One panel line, Challenger, has dangerous breakers trivially replaced with modern breakers.

Other panels such as Pushmatic or old GE, are perfectly safe (Pushmatic is "the finest consumer panel ever made" say some), but are obsolete meaning modern safety-enhanced circuit breakers can't be obtained. (at least not from reliable US vendors; the Chinese will supply dangerous junk of course.)

Still others (ITE, Crouse Hinds, Westinghouse, Challenger etc.) are obsolete in name, but fully supported by modern breaker lines.

The reason this matters is that AFCI and GFCI breaker types enhance safety considerably in old wiring. AFCI attacks the problem of arc faults, or faulty old wiring that arcs, overheats and starts fires. GFCI provides shock protection for humans which is significantly better than the protection provided by grounding.
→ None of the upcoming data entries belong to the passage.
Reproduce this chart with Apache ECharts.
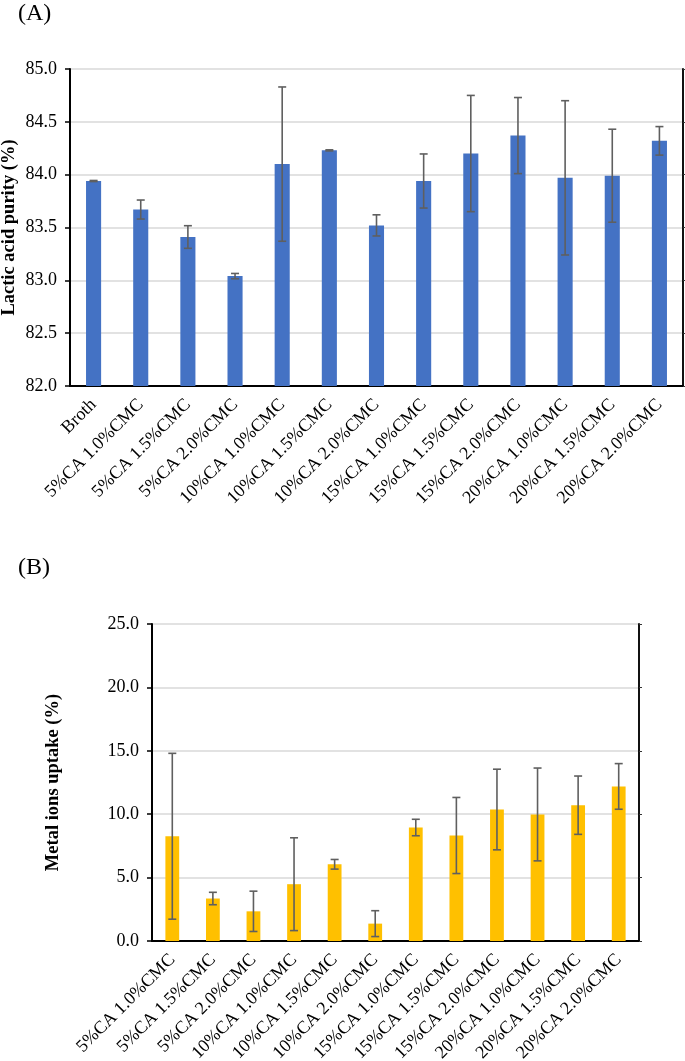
<!DOCTYPE html>
<html>
<head>
<meta charset="utf-8">
<script src="https://cdn.jsdelivr.net/npm/echarts@6/dist/echarts.min.js"></script>
<style>
html,body{margin:0;padding:0;background:#fff;}
#main{width:685px;height:1061px;}
</style>
</head>
<body>
<div id="main"></div>
<script>
// Panel A data
const catsA = ['Broth','5%CA 1.0%CMC','5%CA 1.5%CMC','5%CA 2.0%CMC','10%CA 1.0%CMC','10%CA 1.5%CMC','10%CA 2.0%CMC','15%CA 1.0%CMC','15%CA 1.5%CMC','15%CA 2.0%CMC','20%CA 1.0%CMC','20%CA 1.5%CMC','20%CA 2.0%CMC'];
const purityA = [83.94, 83.67, 83.41, 83.04, 84.10, 84.23, 83.52, 83.94, 84.20, 84.37, 83.97, 83.99, 84.32];
const errA = [0.005, 0.09, 0.107, 0.025, 0.73, 0.005, 0.10, 0.256, 0.55, 0.36, 0.73, 0.44, 0.135];
const yTicksA = {min: 82, max: 85, interval: 0.5};

// Panel B data
const catsB = ['5%CA 1.0%CMC','5%CA 1.5%CMC','5%CA 2.0%CMC','10%CA 1.0%CMC','10%CA 1.5%CMC','10%CA 2.0%CMC','15%CA 1.0%CMC','15%CA 1.5%CMC','15%CA 2.0%CMC','20%CA 1.0%CMC','20%CA 1.5%CMC','20%CA 2.0%CMC'];
const uptakeB = [8.26, 3.35, 2.34, 4.48, 6.05, 1.37, 8.95, 8.32, 10.37, 9.98, 10.71, 12.19];
const errB = [6.54, 0.49, 1.59, 3.66, 0.38, 1.02, 0.65, 3.0, 3.18, 3.66, 2.3, 1.8];
const yTicksB = {min: 0, max: 25, interval: 5};

const FONT = '"Liberation Serif","Times New Roman",serif';
const errColor = '#5f5f5f';

function errData(vals, errs) {
  return vals.map((v, i) => [i, v - errs[i], v + errs[i]]);
}
function errRender(params, api) {
  const x = api.value(0);
  const lo = api.coord([x, api.value(1)]);
  const hi = api.coord([x, api.value(2)]);
  const cap = 4;
  const style = {stroke: errColor, lineWidth: 1.6, fill: null};
  return {
    type: 'group',
    children: [
      {type: 'line', shape: {x1: lo[0], y1: lo[1], x2: hi[0], y2: hi[1]}, style},
      {type: 'line', shape: {x1: lo[0] - cap, y1: lo[1], x2: lo[0] + cap, y2: lo[1]}, style},
      {type: 'line', shape: {x1: hi[0] - cap, y1: hi[1], x2: hi[0] + cap, y2: hi[1]}, style}
    ]
  };
}

const chart = echarts.init(document.getElementById('main'), null, {renderer: 'canvas'});

function catAxis(gridIndex, data) {
  return {
    type: 'category', gridIndex, data,
    axisLine: {show: true, lineStyle: {color: '#000', width: 2}},
    axisTick: {show: false},
    axisLabel: {rotate: 45, color: '#000', fontFamily: FONT, fontSize: 18, margin: 16, interval: 0}
  };
}
function valAxis(gridIndex, t, name, nameGap) {
  return {
    type: 'value', gridIndex, min: t.min, max: t.max, interval: t.interval,
    name, nameLocation: 'middle', nameGap, nameRotate: 90, nameMoveOverlap: false,
    nameTextStyle: {fontFamily: FONT, fontWeight: 'bold', fontSize: 18.5, color: '#000'},
    axisLine: {show: true, lineStyle: {color: '#000', width: 2}},
    axisTick: {show: true, length: 5, lineStyle: {color: '#000', width: 1.5}},
    axisLabel: {color: '#000', fontFamily: FONT, fontSize: 18, margin: 13, formatter: v => v.toFixed(1)},
    splitLine: {show: true, lineStyle: {color: '#d9d9d9', width: 1.5}}
  };
}
function rightAxis(gridIndex, t) {
  return {
    type: 'value', gridIndex, position: 'right', min: t.min, max: t.max, interval: t.interval,
    axisLine: {show: true, lineStyle: {color: '#111', width: 2}},
    axisTick: {show: true, length: 3, lineStyle: {color: '#333'}},
    axisLabel: {show: false}, splitLine: {show: false}
  };
}

chart.setOption({
  animation: false,
  backgroundColor: '#fff',
  title: [
    {text: '(A)', left: 13, top: -3, textStyle: {fontFamily: FONT, fontWeight: 'normal', fontSize: 24, color: '#000'}},
    {text: '(B)', left: 13, top: 551, textStyle: {fontFamily: FONT, fontWeight: 'normal', fontSize: 24, color: '#000'}}
  ],
  grid: [
    {left: 70, top: 69, width: 613, height: 317, containLabel: false, outerBoundsMode: 'none'},
    {left: 152, top: 624, width: 487, height: 317, containLabel: false, outerBoundsMode: 'none'}
  ],
  xAxis: [catAxis(0, catsA), catAxis(1, catsB)],
  yAxis: [
    valAxis(0, yTicksA, 'Lactic acid purity (%)', 51),
    valAxis(1, yTicksB, 'Metal ions uptake (%)', 89),
    rightAxis(0, yTicksA),
    rightAxis(1, yTicksB)
  ],
  series: [
    {type: 'bar', xAxisIndex: 0, yAxisIndex: 0, data: purityA, barWidth: '32%',
     itemStyle: {color: '#4472C4'}},
    {type: 'custom', xAxisIndex: 0, yAxisIndex: 0, data: errData(purityA, errA),
     encode: {x: 0, y: [1, 2]}, renderItem: errRender, z: 5},
    {type: 'bar', xAxisIndex: 1, yAxisIndex: 1, data: uptakeB, barWidth: '34%',
     itemStyle: {color: '#FFC000'}},
    {type: 'custom', xAxisIndex: 1, yAxisIndex: 1, data: errData(uptakeB, errB),
     encode: {x: 0, y: [1, 2]}, renderItem: errRender, z: 5}
  ]
});
</script>
</body>
</html>
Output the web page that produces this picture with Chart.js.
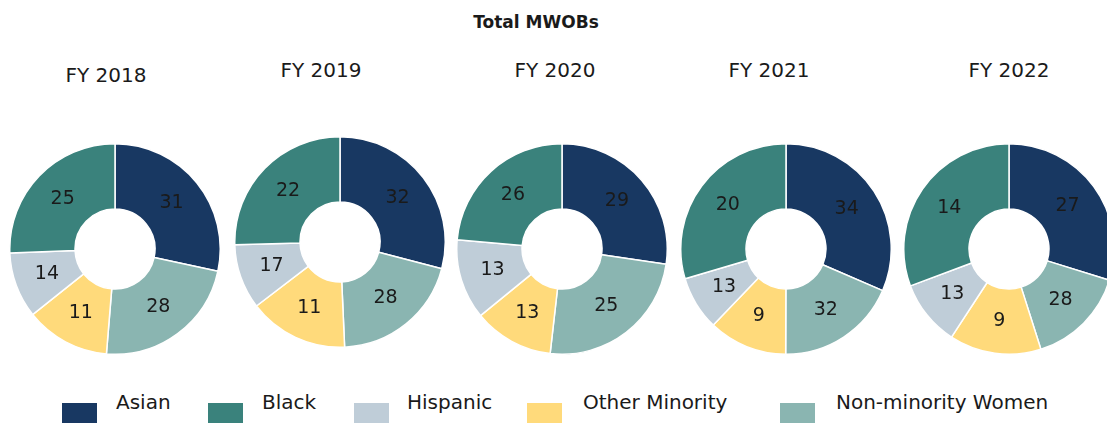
<!DOCTYPE html>
<html>
<head>
<meta charset="utf-8">
<script src="https://cdn.jsdelivr.net/npm/chart.js@4.4.1/dist/chart.umd.min.js"></script>
<style>
  body { margin: 0; width: 1107px; height: 423px; overflow: hidden; background: #fff;
         font-family: "DejaVu Sans", sans-serif; color: #1a1a1a; position: relative; }
  .lbl { position: absolute; transform: translate(-50%, -50%); white-space: nowrap; }
  #title { font-weight: bold; font-size: 17px; left: 536px; top: 22px; }
  .year { font-size: 20px; }
  canvas.pie { position: absolute; }
  .box { position: absolute; top: 403px; width: 35px; height: 20px; }
  .ltxt { position: absolute; top: 402px; transform: translateY(-50%); font-size: 20px; white-space: nowrap; }
</style>
</head>
<body>
<div id="title" class="lbl">Total MWOBs</div>

<script>
// fiscal years shown, one doughnut each
const years = ['FY 2018', 'FY 2019', 'FY 2020', 'FY 2021', 'FY 2022'];

// slice order, clockwise from 12 o'clock
const categories = ['Asian', 'Non-minority Women', 'Other Minority', 'Hispanic', 'Black'];
// legend order
const legendOrder = ['Asian', 'Black', 'Hispanic', 'Other Minority', 'Non-minority Women'];

// numbers printed on the slices
const asian            = [31, 32, 29, 34, 27];
const nonMinorityWomen = [28, 28, 25, 32, 28];
const otherMinority    = [11, 11, 13,  9,  9];
const hispanic         = [14, 17, 13, 13, 13];
const black            = [25, 22, 26, 20, 14];

// slice sizes as drawn (share of the ring, %), read from the arcs
const asianShare            = [28.4, 29.1, 27.3, 31.5, 29.8];
const nonMinorityWomenShare = [22.9, 20.2, 24.5, 18.6, 15.3];
const otherMinorityShare    = [13.0, 15.3, 12.3, 12.1, 14.1];
const hispanicShare         = [10.1, 10.0, 12.3,  8.3, 10.1];
const blackShare            = [25.6, 25.4, 23.6, 29.6, 30.7];

const colors = {
  'Asian': '#183862',
  'Black': '#3a827c',
  'Hispanic': '#bfcdd8',
  'Other Minority': '#ffda7b',
  'Non-minority Women': '#8ab5b1'
};

// layout of each small chart (centre of doughnut, year label centre)
const pieCenters = [[115, 249], [340, 242], [562, 249], [786, 249], [1009, 249]];
const yearPos = [[106, 75], [321, 70], [555, 70], [769, 70], [1009, 70]];
const SIZE = 212;

// draws the printed value in the middle of each arc
const sliceLabels = {
  id: 'sliceLabels',
  afterDatasetsDraw(chart, args, opts) {
    const ctx = chart.ctx;
    const meta = chart.getDatasetMeta(0);
    ctx.save();
    ctx.font = '19px "DejaVu Sans", sans-serif';
    ctx.fillStyle = '#1a1a1a';
    ctx.textAlign = 'center';
    ctx.textBaseline = 'middle';
    meta.data.forEach((arc, i) => {
      const p = arc.tooltipPosition();
      ctx.fillText(opts.values[i], p.x, p.y);
    });
    ctx.restore();
  }
};

years.forEach((yr, k) => {
  const lab = document.createElement('div');
  lab.className = 'lbl year';
  lab.textContent = yr;
  lab.style.left = yearPos[k][0] + 'px';
  lab.style.top = yearPos[k][1] + 'px';
  document.body.appendChild(lab);

  const cv = document.createElement('canvas');
  cv.className = 'pie';
  cv.width = SIZE;
  cv.height = SIZE;
  cv.style.left = (pieCenters[k][0] - SIZE / 2) + 'px';
  cv.style.top = (pieCenters[k][1] - SIZE / 2) + 'px';
  document.body.appendChild(cv);

  new Chart(cv, {
    type: 'doughnut',
    data: {
      labels: categories,
      datasets: [{
        data: [asianShare[k], nonMinorityWomenShare[k], otherMinorityShare[k], hispanicShare[k], blackShare[k]],
        backgroundColor: categories.map(c => colors[c]),
        borderColor: '#ffffff',
        borderWidth: 1.5
      }]
    },
    options: {
      responsive: false,
      animation: false,
      cutout: '38%',
      layout: { padding: 0 },
      plugins: {
        legend: { display: false },
        tooltip: { enabled: false },
        sliceLabels: { values: [asian[k], nonMinorityWomen[k], otherMinority[k], hispanic[k], black[k]] }
      }
    },
    plugins: [sliceLabels]
  });
});

// legend along the bottom
const legendX = [[62, 116], [208, 262], [354, 407], [527, 583], [780, 836]];
legendOrder.forEach((name, i) => {
  const b = document.createElement('div');
  b.className = 'box';
  b.style.left = legendX[i][0] + 'px';
  b.style.background = colors[name];
  document.body.appendChild(b);
  const t = document.createElement('div');
  t.className = 'ltxt';
  t.style.left = legendX[i][1] + 'px';
  t.textContent = name;
  document.body.appendChild(t);
});
</script>
</body>
</html>
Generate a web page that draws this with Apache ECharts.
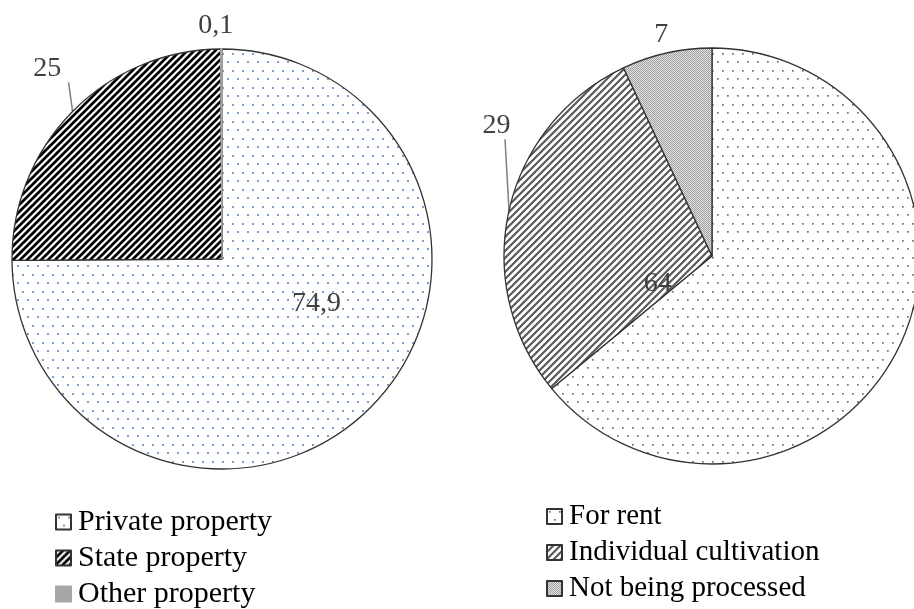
<!DOCTYPE html>
<html>
<head>
<meta charset="utf-8">
<script src="https://cdn.jsdelivr.net/npm/echarts@6/dist/echarts.min.js"></script>
<style>
  html, body { margin: 0; padding: 0; background: #fff; }
  #chart { width: 914px; height: 609px; }
</style>
</head>
<body>
<div id="chart"></div>
<script>
// ---- data ----
const leftCategories = ['Private property', 'State property', 'Other property'];
const leftValues = [74.9, 25, 0.1];
const rightCategories = ['For rent', 'Individual cultivation', 'Not being processed'];
const rightValues = [64, 29, 7];

// ---- patterns ----
function makeTile(w, h, draw) {
  const c = document.createElement('canvas');
  c.width = w; c.height = h;
  const ctx = c.getContext('2d');
  ctx.fillStyle = '#ffffff';
  ctx.fillRect(0, 0, w, h);
  draw(ctx, w, h);
  return { image: c, repeat: 'repeat' };
}
function dots(color, s) {
  return makeTile(10, 17, function (ctx) {
    ctx.fillStyle = color;
    ctx.fillRect(2, 2, s, s);
    ctx.fillRect(7, 10, s, s);
  });
}
function stripes(color, size, width) {
  return makeTile(size, size, function (ctx, w, h) {
    ctx.strokeStyle = color;
    ctx.lineWidth = width;
    ctx.beginPath();
    ctx.moveTo(-w, 2 * h); ctx.lineTo(2 * w, -h);
    ctx.moveTo(-2 * w, 2 * h); ctx.lineTo(w, -h);
    ctx.moveTo(0, 2 * h); ctx.lineTo(3 * w, -h);
    ctx.stroke();
  });
}
const stipple = makeTile(2, 2, function (ctx) {
  ctx.fillStyle = '#e2e2e2';
  ctx.fillRect(0, 0, 2, 2);
  ctx.fillStyle = '#a0a0a0';
  ctx.fillRect(0, 0, 1, 1);
  ctx.fillRect(1, 1, 1, 1);
});

const leftFills = [dots('#7f9bd2', 2), stripes('#000000', 7, 2.7), '#a6a6a6'];
const rightFills = [dots('#707070', 1.7), stripes('#5a5a5a', 7, 2.2), stipple];

// label offsets relative to library default positions (style only)
const leftShift = [[18, -31], [8, -29], [17, -3]];
const rightShift = [[-151, -18], [26, -81], [11, 1]];
const leftLine = [false, true, false];
const rightLine = [false, true, false];
const leftInside = [true, false, false];
const rightInside = [true, false, false];

const FONT = 'Liberation Serif, Times New Roman, serif';

function buildData(cats, vals, fills, inside, line) {
  return cats.map(function (name, i) {
    const isFlat = typeof fills[i] === 'string';
    return {
      name: name,
      value: vals[i],
      itemStyle: isFlat ? { color: fills[i], borderColor: fills[i] } : { color: fills[i] },
      label: { position: inside[i] ? 'inside' : 'outside' },
      labelLine: { show: line[i] }
    };
  });
}

function layoutFn(shift, line) {
  return function (p) {
    const s = shift[p.dataIndex];
    const res = { dx: s[0], dy: s[1] };
    if (line[p.dataIndex] && p.labelLinePoints) {
      const p0 = p.labelLinePoints[0];
      const bottom = p.labelRect.y + p.labelRect.height + s[1];
      res.labelLinePoints = [[p0[0], p0[1]], [p0[0] - 4, bottom]];
    }
    return res;
  };
}

const commonSeries = {
  type: 'pie',
  startAngle: 90,
  clockwise: true,
  avoidLabelOverlap: false,
  animation: false,
  emphasis: { disabled: true },
  itemStyle: { borderColor: '#333333', borderWidth: 1.3 },
  label: {
    show: true,
    fontFamily: FONT,
    fontSize: 28,
    color: '#404040',
    formatter: function (p) { return String(p.value).replace('.', ','); }
  },
  labelLine: { show: false, length: 20, length2: 0, lineStyle: { color: '#808080', width: 1.5 } }
};

const legendCommon = {
  orient: 'vertical',
  icon: 'rect',
  itemWidth: 15, itemHeight: 15, itemGap: 6,
  height: 140,
  selectedMode: false,
  textStyle: { fontFamily: FONT, fontSize: 30, color: '#000', padding: [0, 0, 0, 2] }
};

const chart = echarts.init(document.getElementById('chart'), null, { renderer: 'canvas' });
chart.setOption({
  backgroundColor: '#ffffff',
  animation: false,
  legend: [
    Object.assign({}, legendCommon, { data: leftCategories, left: 50, top: 502 }),
    Object.assign({}, legendCommon, { data: rightCategories, left: 541, top: 497,
      textStyle: { fontFamily: FONT, fontSize: 29, color: '#000', padding: [0, 0, 0, 2] }, itemGap: 7 })
  ],
  series: [
    Object.assign({}, commonSeries, {
      name: 'left',
      center: [222, 259],
      radius: 210,
      data: buildData(leftCategories, leftValues, leftFills, leftInside, leftLine),
      labelLayout: layoutFn(leftShift, leftLine)
    }),
    Object.assign({}, commonSeries, {
      name: 'right',
      center: [712, 256],
      radius: 208,
      data: buildData(rightCategories, rightValues, rightFills, rightInside, rightLine),
      labelLayout: layoutFn(rightShift, rightLine)
    })
  ]
});
</script>
</body>
</html>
As such, it's possible to secure old wiring and even "dangerous" aluminum wiring well enough to continue it in service.

Although to tell you a secret, the problem with aluminum was never the metal. It was bad choices about attaching it to terminals not actually made for aluminum wire, and using improper screw torques. In 2017 they require a torque screwdriver for all connections; that and CO-ALR rated receps and switches, you barely even need the AFCI breaker at that point!